>> begin RECORDS FOR THIS EXERCISE

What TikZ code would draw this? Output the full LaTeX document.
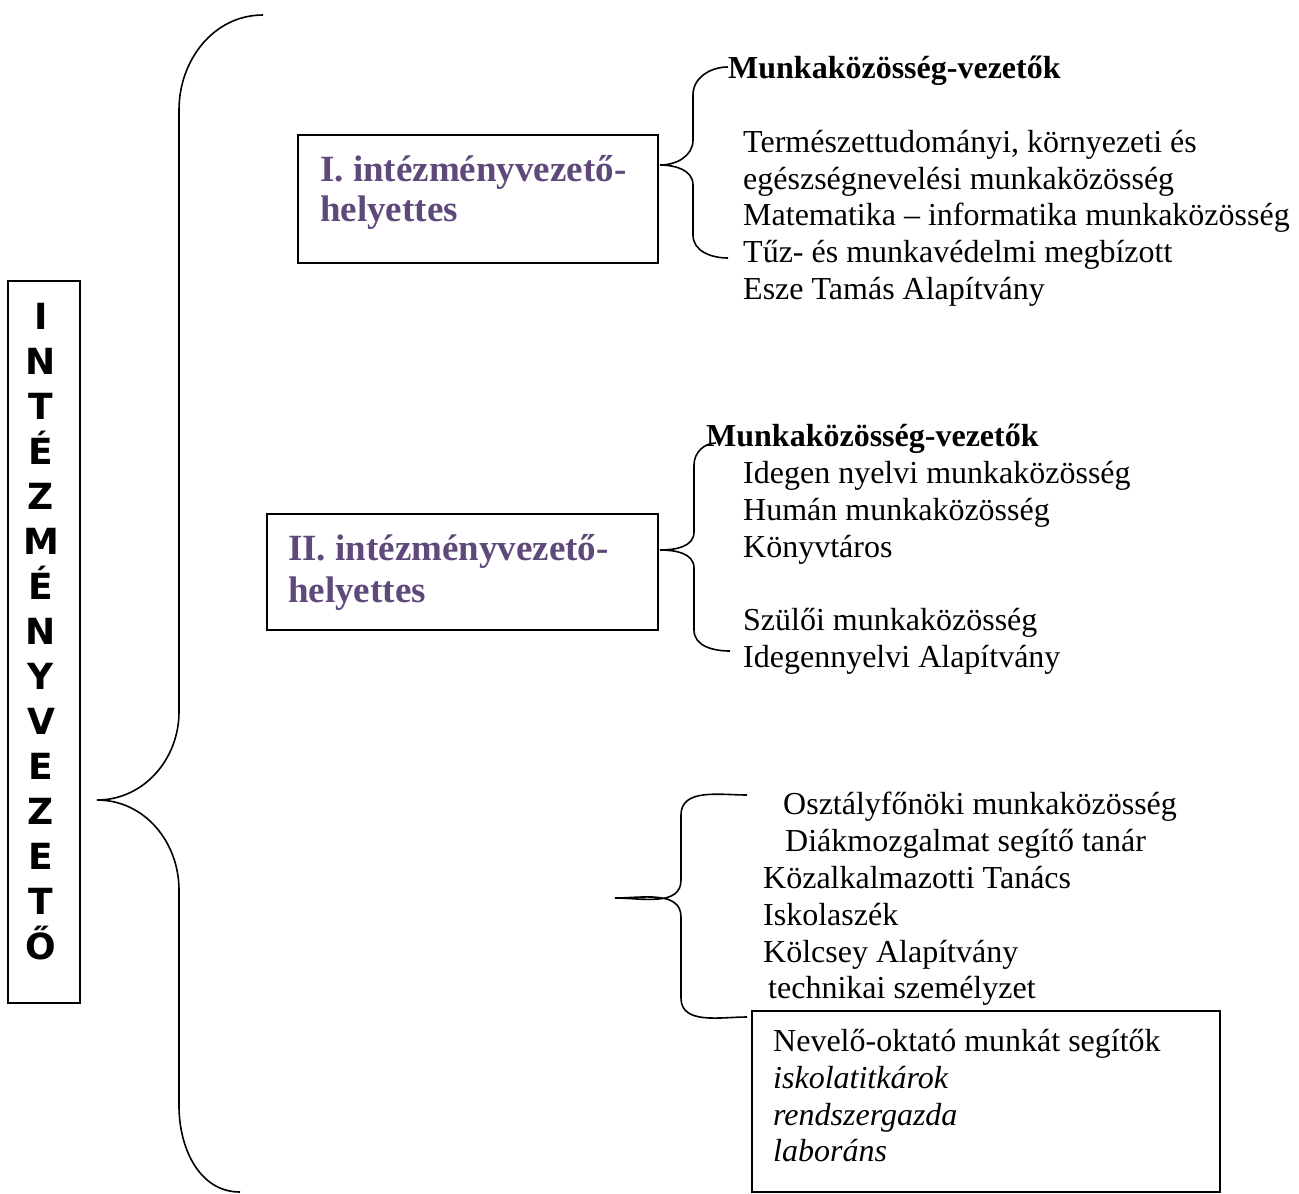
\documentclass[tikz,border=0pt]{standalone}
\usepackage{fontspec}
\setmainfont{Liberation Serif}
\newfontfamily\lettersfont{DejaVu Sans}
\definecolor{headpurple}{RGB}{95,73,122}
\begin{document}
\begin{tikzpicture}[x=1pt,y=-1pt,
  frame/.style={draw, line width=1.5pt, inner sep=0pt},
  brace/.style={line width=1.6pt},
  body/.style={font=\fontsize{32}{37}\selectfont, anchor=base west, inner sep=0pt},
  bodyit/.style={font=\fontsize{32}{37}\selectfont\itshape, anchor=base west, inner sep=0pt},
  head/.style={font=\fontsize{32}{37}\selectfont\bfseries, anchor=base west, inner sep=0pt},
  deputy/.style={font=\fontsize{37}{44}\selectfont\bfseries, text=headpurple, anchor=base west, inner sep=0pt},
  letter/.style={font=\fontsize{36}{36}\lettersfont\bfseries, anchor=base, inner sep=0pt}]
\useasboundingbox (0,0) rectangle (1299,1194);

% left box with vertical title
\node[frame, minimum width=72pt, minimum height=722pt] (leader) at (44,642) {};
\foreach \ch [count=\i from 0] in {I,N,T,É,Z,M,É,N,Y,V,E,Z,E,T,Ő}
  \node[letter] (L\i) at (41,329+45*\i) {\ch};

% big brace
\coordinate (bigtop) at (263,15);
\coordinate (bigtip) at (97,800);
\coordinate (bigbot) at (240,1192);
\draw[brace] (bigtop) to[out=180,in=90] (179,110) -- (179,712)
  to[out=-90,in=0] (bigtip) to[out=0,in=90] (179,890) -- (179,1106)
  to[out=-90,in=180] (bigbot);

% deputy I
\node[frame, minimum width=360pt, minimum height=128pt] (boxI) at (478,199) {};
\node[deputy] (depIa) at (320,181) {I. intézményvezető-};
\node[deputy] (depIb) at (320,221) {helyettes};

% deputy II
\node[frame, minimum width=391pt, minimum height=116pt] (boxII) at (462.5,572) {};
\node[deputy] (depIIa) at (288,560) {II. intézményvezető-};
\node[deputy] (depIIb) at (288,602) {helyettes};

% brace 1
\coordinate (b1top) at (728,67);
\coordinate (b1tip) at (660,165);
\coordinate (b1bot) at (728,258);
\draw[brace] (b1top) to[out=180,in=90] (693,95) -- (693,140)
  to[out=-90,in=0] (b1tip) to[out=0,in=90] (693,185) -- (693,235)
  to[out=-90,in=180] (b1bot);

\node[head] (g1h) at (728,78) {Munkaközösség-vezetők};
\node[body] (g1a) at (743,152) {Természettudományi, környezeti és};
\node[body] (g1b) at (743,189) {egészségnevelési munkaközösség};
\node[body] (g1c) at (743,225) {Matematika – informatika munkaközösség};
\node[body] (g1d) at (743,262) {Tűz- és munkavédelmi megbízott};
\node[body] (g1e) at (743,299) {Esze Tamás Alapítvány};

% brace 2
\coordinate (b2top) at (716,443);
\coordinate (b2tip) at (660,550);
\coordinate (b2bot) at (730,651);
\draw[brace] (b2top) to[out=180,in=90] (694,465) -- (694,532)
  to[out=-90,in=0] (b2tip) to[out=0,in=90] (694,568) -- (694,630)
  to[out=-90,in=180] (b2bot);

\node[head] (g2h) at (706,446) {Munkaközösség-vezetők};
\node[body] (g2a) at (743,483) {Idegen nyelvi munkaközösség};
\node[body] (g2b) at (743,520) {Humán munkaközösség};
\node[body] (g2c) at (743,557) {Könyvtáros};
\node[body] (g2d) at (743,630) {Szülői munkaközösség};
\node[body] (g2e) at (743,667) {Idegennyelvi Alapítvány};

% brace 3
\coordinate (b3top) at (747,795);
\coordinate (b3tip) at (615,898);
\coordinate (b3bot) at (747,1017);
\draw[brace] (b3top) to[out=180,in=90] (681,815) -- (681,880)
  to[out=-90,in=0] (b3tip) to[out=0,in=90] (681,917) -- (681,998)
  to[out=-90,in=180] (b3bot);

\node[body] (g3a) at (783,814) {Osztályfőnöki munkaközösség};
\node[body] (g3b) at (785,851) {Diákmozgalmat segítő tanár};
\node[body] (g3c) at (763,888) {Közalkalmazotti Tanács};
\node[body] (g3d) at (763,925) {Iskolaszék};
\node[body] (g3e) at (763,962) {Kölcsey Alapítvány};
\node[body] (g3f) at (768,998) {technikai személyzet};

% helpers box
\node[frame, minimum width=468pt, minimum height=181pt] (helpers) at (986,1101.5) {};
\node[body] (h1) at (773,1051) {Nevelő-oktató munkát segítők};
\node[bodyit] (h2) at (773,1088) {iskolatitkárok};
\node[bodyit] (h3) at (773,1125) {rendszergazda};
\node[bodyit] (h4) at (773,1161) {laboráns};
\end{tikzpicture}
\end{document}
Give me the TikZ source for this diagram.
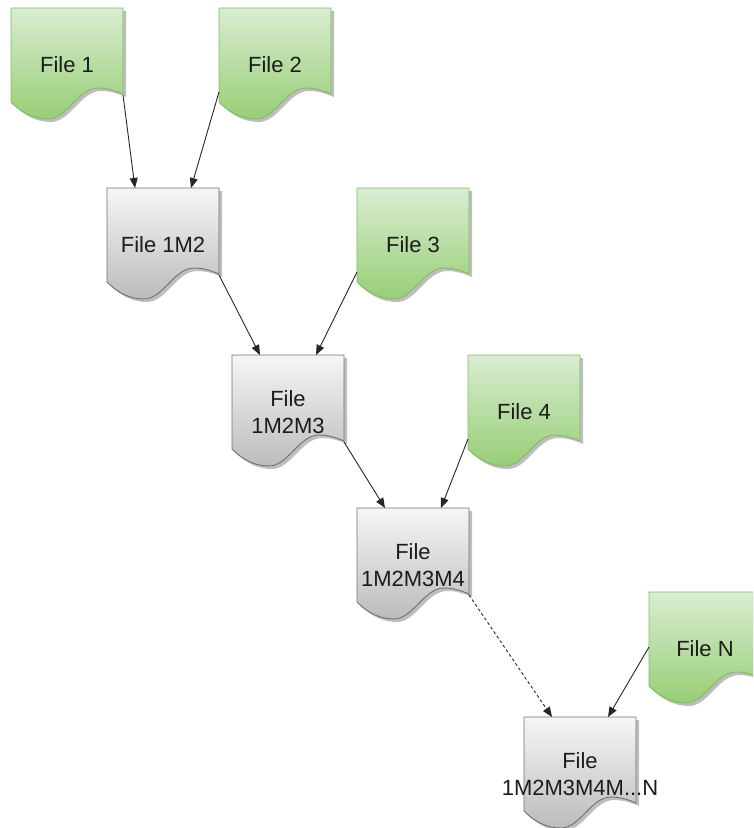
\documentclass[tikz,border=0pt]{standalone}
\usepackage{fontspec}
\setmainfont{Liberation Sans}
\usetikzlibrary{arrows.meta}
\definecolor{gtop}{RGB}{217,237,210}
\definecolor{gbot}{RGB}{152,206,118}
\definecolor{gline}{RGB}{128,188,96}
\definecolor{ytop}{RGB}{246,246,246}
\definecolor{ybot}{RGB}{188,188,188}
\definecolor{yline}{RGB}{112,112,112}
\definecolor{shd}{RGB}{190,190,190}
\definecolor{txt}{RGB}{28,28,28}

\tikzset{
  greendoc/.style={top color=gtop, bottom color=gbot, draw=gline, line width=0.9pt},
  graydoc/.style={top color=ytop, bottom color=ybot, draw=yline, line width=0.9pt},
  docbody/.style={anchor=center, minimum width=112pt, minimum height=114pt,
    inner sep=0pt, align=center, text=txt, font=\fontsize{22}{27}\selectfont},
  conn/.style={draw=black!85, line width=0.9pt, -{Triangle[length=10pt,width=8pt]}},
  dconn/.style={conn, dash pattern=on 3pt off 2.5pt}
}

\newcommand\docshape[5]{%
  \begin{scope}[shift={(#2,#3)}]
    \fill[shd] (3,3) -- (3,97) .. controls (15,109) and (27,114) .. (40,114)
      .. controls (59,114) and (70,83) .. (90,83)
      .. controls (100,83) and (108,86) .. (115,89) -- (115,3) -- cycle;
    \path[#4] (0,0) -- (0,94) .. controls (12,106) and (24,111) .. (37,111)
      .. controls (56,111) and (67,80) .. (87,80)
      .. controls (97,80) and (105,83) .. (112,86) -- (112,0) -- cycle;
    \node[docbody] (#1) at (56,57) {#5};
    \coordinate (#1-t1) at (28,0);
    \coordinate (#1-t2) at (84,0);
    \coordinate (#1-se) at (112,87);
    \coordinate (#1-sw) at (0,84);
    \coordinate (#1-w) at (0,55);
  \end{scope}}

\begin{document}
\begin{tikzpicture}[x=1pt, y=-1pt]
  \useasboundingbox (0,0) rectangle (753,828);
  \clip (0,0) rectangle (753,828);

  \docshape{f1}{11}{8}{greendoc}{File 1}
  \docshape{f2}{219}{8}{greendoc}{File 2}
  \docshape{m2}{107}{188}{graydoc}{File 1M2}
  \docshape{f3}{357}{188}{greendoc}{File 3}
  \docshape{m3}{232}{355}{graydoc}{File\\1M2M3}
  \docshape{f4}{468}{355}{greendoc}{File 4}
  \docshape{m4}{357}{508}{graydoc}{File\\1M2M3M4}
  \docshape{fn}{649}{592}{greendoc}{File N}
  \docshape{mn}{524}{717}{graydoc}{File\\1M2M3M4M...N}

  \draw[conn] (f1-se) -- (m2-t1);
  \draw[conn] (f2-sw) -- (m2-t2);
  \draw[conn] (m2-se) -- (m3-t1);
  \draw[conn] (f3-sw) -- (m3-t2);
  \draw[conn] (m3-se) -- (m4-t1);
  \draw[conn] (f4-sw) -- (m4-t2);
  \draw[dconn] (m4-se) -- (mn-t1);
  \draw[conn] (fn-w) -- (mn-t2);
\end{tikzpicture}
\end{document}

>> end RECORDS FOR THIS EXERCISE

• **EXERCISE**: Repeat the records above exactly, from the first line through the line containing "(0,0) rectangle (1299,1194);", and leave out the pictures.

• **THE RESPONSE**:
What TikZ code would draw this? Output the full LaTeX document.
\documentclass[tikz,border=0pt]{standalone}
\usepackage{fontspec}
\setmainfont{Liberation Serif}
\newfontfamily\lettersfont{DejaVu Sans}
\definecolor{headpurple}{RGB}{95,73,122}
\begin{document}
\begin{tikzpicture}[x=1pt,y=-1pt,
  frame/.style={draw, line width=1.5pt, inner sep=0pt},
  brace/.style={line width=1.6pt},
  body/.style={font=\fontsize{32}{37}\selectfont, anchor=base west, inner sep=0pt},
  bodyit/.style={font=\fontsize{32}{37}\selectfont\itshape, anchor=base west, inner sep=0pt},
  head/.style={font=\fontsize{32}{37}\selectfont\bfseries, anchor=base west, inner sep=0pt},
  deputy/.style={font=\fontsize{37}{44}\selectfont\bfseries, text=headpurple, anchor=base west, inner sep=0pt},
  letter/.style={font=\fontsize{36}{36}\lettersfont\bfseries, anchor=base, inner sep=0pt}]
\useasboundingbox (0,0) rectangle (1299,1194);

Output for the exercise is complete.